*Exercise prompt*
In the records below, pick out all lines containing the word "this".
START Available records
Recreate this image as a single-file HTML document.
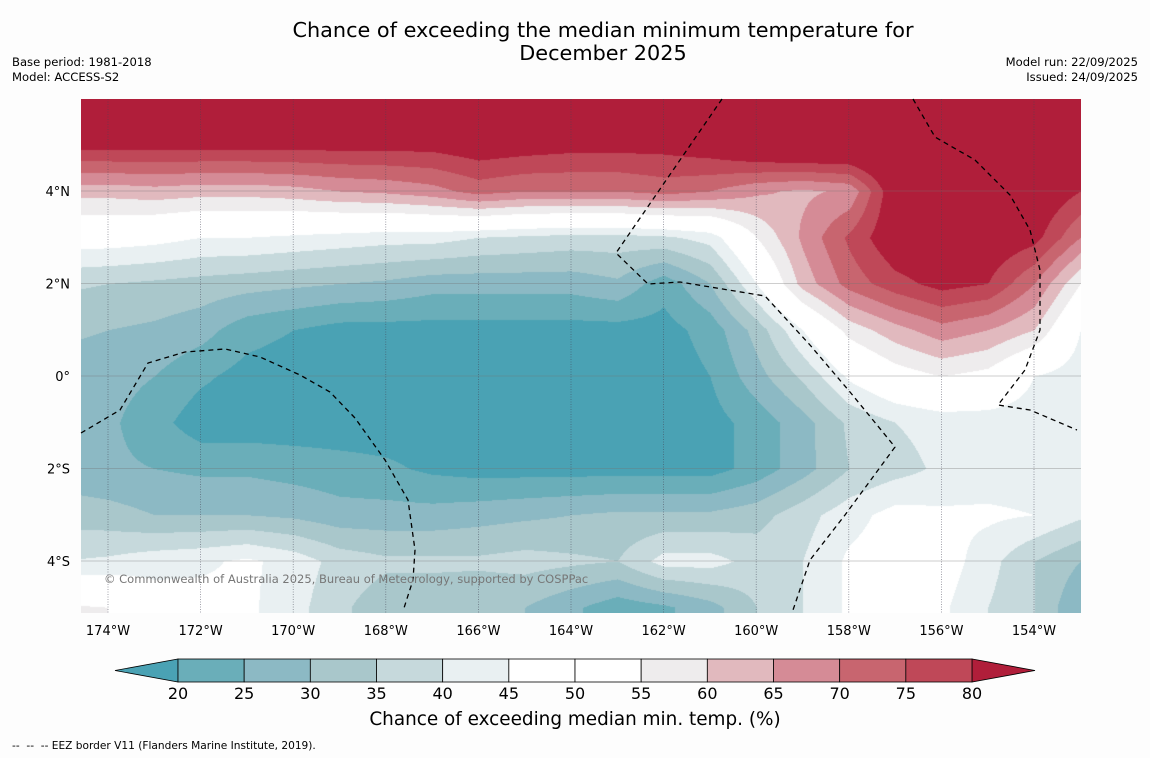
<!DOCTYPE html>
<html><head><meta charset="utf-8">
<style>
body{margin:0;background:#fdfdfd;font-family:"DejaVu Sans",sans-serif;}
#wrap{position:relative;width:1150px;height:758px;overflow:hidden;background:#fdfdfd;}
.t{position:absolute;color:#000;white-space:nowrap;}
canvas{position:absolute;left:81px;top:99px;}
svg{position:absolute;left:0;top:0;}
</style></head><body>
<div id="wrap">
<div class="t" style="left:0;width:1206px;top:19px;text-align:center;font-size:20.8px;line-height:23px;">Chance of exceeding the median minimum temperature for<br>December 2025</div>
<div class="t" style="left:12px;top:55px;font-size:11.6px;line-height:15px;">Base period: 1981-2018<br>Model: ACCESS-S2</div>
<div class="t" style="right:12px;top:55px;font-size:11.6px;line-height:15px;text-align:right;">Model run: 22/09/2025<br>Issued: 24/09/2025</div>
<canvas id="map" width="1000" height="514"></canvas>
<svg id="ov" width="1150" height="758"></svg>
<div class="t" style="left:104px;top:572px;font-size:11.5px;color:#777;">© Commonwealth of Australia 2025, Bureau of Meteorology, supported by COSPPac</div>
<div class="t" style="left:0;width:1150px;top:709px;text-align:center;font-size:18.4px;">Chance of exceeding median min. temp. (%)</div>
<div class="t" style="left:12px;top:740px;font-size:10.6px;">--&nbsp; --&nbsp; -- EEZ border V11 (Flanders Marine Institute, 2019).</div>
</div>
<script>
const lats=[6,5,4,3,2,1,0,-1,-2,-3,-4,-5];
const lons=[-175,-174,-173,-172,-171,-170,-169,-168,-167,-166,-165,-164,-163,-162,-161,-160,-159,-158,-157,-156,-155,-154,-153];
const row6=[90,90,90,90,90,90,90,90,90,90,90,90,90,90,90,90,90,90,90,90,90,90,90];
const row5=[82,82,82,82,82,82,82,82,82,84,83,82,82,82,84,88,90,90,90,90,90,90,90];
const row4=[62,62,63,62,62,63,65,66,68,72,70,70,70,72,70,66,64,66,85,88,88,86,80];
const row3=[48,48,47,45,45,44,43,42,42,40,39,38,38,39,42,55,66,76,85,86,85,82,70];
const row2=[36,35,34,33,32,31,30,29,27,27,27,27,29,22,30,45,62,72,78,82,80,70,55];
const row1=[31,30,29,27,22,20,18,18,18,18,18,18,18,18,22,32,45,57,63,68,65,60,45];
const row0=[28,27,25,21,18,17,17,17,17,17,17,17,17,17,20,28,36,46,52,55,53,45,42];
const rowS1=[27,26,22,17,17,17,17,17,17,17,17,17,17,17,18,22,28,36,40,42,42,42,40];
const rowS2=[27,26,25,24,24,23,22,21,19,18,18,18,18,18,18,22,28,35,38,41,42,42,42];
const rowS3=[33,32,30,30,30,29,27,27,27,28,29,30,31,31,31,33,38,43,47,46,46,45,41];
const rowS4=[40,41,43,44,46,43,38,36,36,36,37,36,35,42,42,38,40,46,48,48,42,35,30];
const rowS5=[56,55,48,47,46,42,36,32,32,31,30,26,22,24,28,35,40,46,46,46,40,35,25];
const grid=[row6,row5,row4,row3,row2,row1,row0,rowS1,rowS2,rowS3,rowS4,rowS5];
const levels=[20,25,30,35,40,45,50,55,60,65,70,75,80];
const colors=["#4aa2b4","#6aaeb9","#8cb9c4","#a9c7cb","#c6d9dc","#e9f0f2","#ffffff","#ffffff","#eeeced","#e1b9be","#d58b96","#c8656f","#bf4858","#b01e3a"];
const levelLabels=["20","25","30","35","40","45","50","55","60","65","70","75","80"];
const lonTicks=[-174,-172,-170,-168,-166,-164,-162,-160,-158,-156,-154];
const latTicks=[4,2,0,-2,-4];

const X0=81,Y0=99,W=1000,H=514;
const xOf=lon=>108+(lon+174)*46.3;
const yOf=lat=>376-lat*46.25;
function binIdx(v){let i=0;while(i<levels.length&&v>=levels[i])i++;return i;}
function hex(c){return [parseInt(c.slice(1,3),16),parseInt(c.slice(3,5),16),parseInt(c.slice(5,7),16)];}
const rgb=colors.map(hex);
function val(lat,lon){
  let r=(lats[0]-lat)/(lats[0]-lats[1]);let c=(lon-lons[0])/(lons[1]-lons[0]);
  r=Math.max(0,Math.min(lats.length-1.001,r));c=Math.max(0,Math.min(lons.length-1.001,c));
  const r0=Math.floor(r),c0=Math.floor(c),fr=r-r0,fc=c-c0;
  const a=grid[r0][c0],b=grid[r0][c0+1],d=grid[r0+1][c0],e=grid[r0+1][c0+1];
  return (a*(1-fc)+b*fc)*(1-fr)+(d*(1-fc)+e*fc)*fr;
}
const cv=document.getElementById('map');const ctx=cv.getContext('2d');
const img=ctx.createImageData(W,H);
for(let py=0;py<H;py++){const lat=(376-(py+Y0))/46.25;
  for(let px=0;px<W;px++){const lon=-174+((px+X0)-108)/46.3;
    const k=rgb[binIdx(val(lat,lon))];const o=(py*W+px)*4;
    img.data[o]=k[0];img.data[o+1]=k[1];img.data[o+2]=k[2];img.data[o+3]=255;}}
ctx.putImageData(img,0,0);

const NS='http://www.w3.org/2000/svg';const ov=document.getElementById('ov');
function mk(tag,attrs,parent){const el=document.createElementNS(NS,tag);for(const k in attrs)el.setAttribute(k,attrs[k]);(parent||ov).appendChild(el);return el;}
lonTicks.forEach(l=>{const x=xOf(l);
  const g=mk('line',{x1:x,y1:Y0,x2:x,y2:Y0+H,stroke:'#445',"stroke-width":0.7,"stroke-dasharray":"1,1.5",opacity:0.7});
  
  
  const t=mk('text',{x:x,y:635,"text-anchor":"middle","font-size":13,"font-family":"DejaVu Sans, sans-serif"});
  t.textContent=Math.abs(l)+'°W';
  
  
});
latTicks.forEach(l=>{const y=yOf(l);
  const g=mk('line',{x1:X0,y1:y,x2:X0+W,y2:y,stroke:'#777',"stroke-width":0.6,opacity:0.7});
  
  
  const t=mk('text',{x:70,y:y+5,"text-anchor":"end","font-size":13,"font-family":"DejaVu Sans, sans-serif"});
  t.textContent=l===0?'0°':Math.abs(l)+'°'+(l>0?'N':'S');
  
  
});
const eez=["M722,99 L616,253 L648,284 L680,282 L765,296 L810,345 L850,392 L895,447 L845,515 L810,560 L793,610",
"M913,99 L935,137 L975,160 L1010,195 L1030,230 L1040,270 L1040,330 L1025,370 L998,405 L1030,410 L1077,430",
"M81,433 L120,410 L148,363 L185,352 L225,349 L260,357 L300,375 L330,392 L355,418 L385,460 L408,500 L415,550 L413,580 L404,608"];
eez.forEach(d=>{const p=mk('path',{d:d,fill:'none',stroke:'#000',"stroke-width":1.3,"stroke-dasharray":"5,4"});
  
  });
const cbX=178,cbW=794,cbY=659,cbH=23,seg=cbW/(levels.length-1);
const lt=mk('polygon',{points:`115,670.5 ${cbX},${cbY} ${cbX},${cbY+cbH}`,fill:colors[0],stroke:'#000',"stroke-width":0.8});


const rt=mk('polygon',{points:`1035,670.5 ${cbX+cbW},${cbY} ${cbX+cbW},${cbY+cbH}`,fill:colors[colors.length-1],stroke:'#000',"stroke-width":0.8});


for(let i=0;i<levels.length-1;i++){
  const r=mk('rect',{x:cbX+i*seg,y:cbY,width:seg,height:cbH,fill:colors[i+1],stroke:'#000',"stroke-width":0.8});
  
  
}
levelLabels.forEach((s,i)=>{const t=mk('text',{x:cbX+i*seg,y:699,"text-anchor":"middle","font-size":16,"font-family":"DejaVu Sans, sans-serif"});
  t.textContent=s;
  
  });
</script>
</body></html>
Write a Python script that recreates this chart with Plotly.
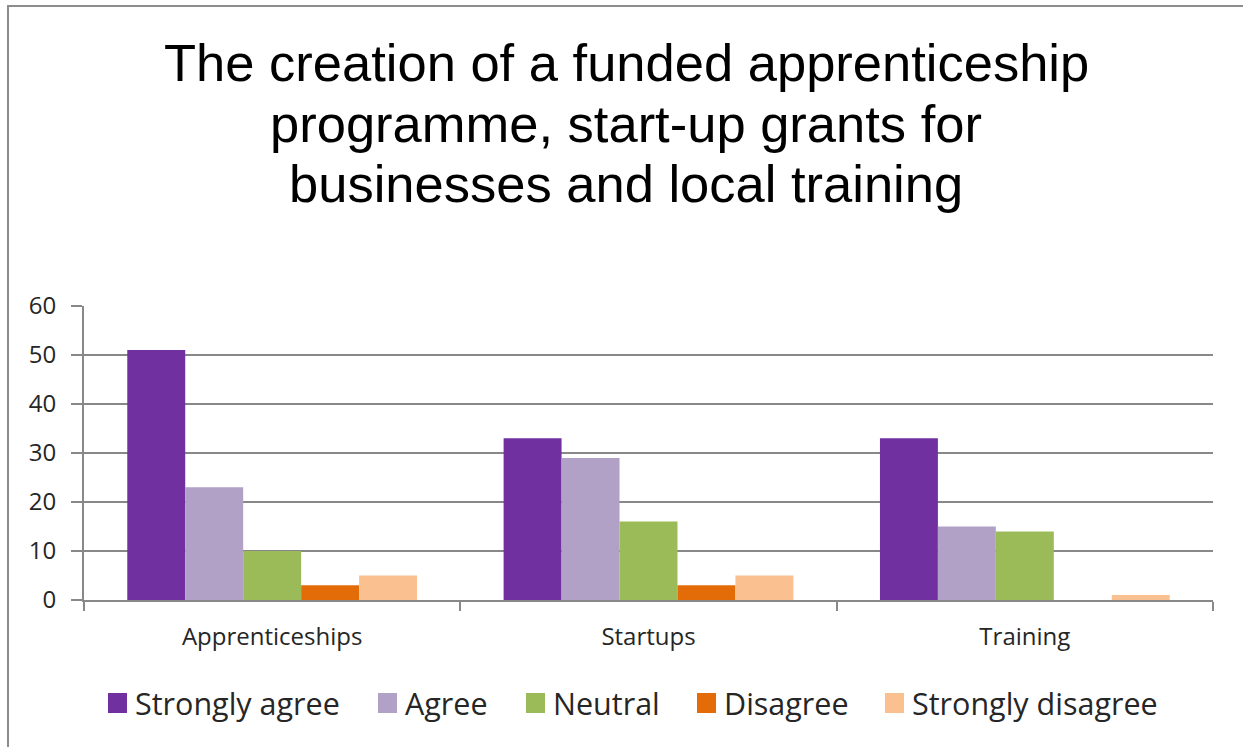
END Available records
*Finished exercise*
Recreate this image as a single-file HTML document.
Write a Python script that recreates this chart with Plotly.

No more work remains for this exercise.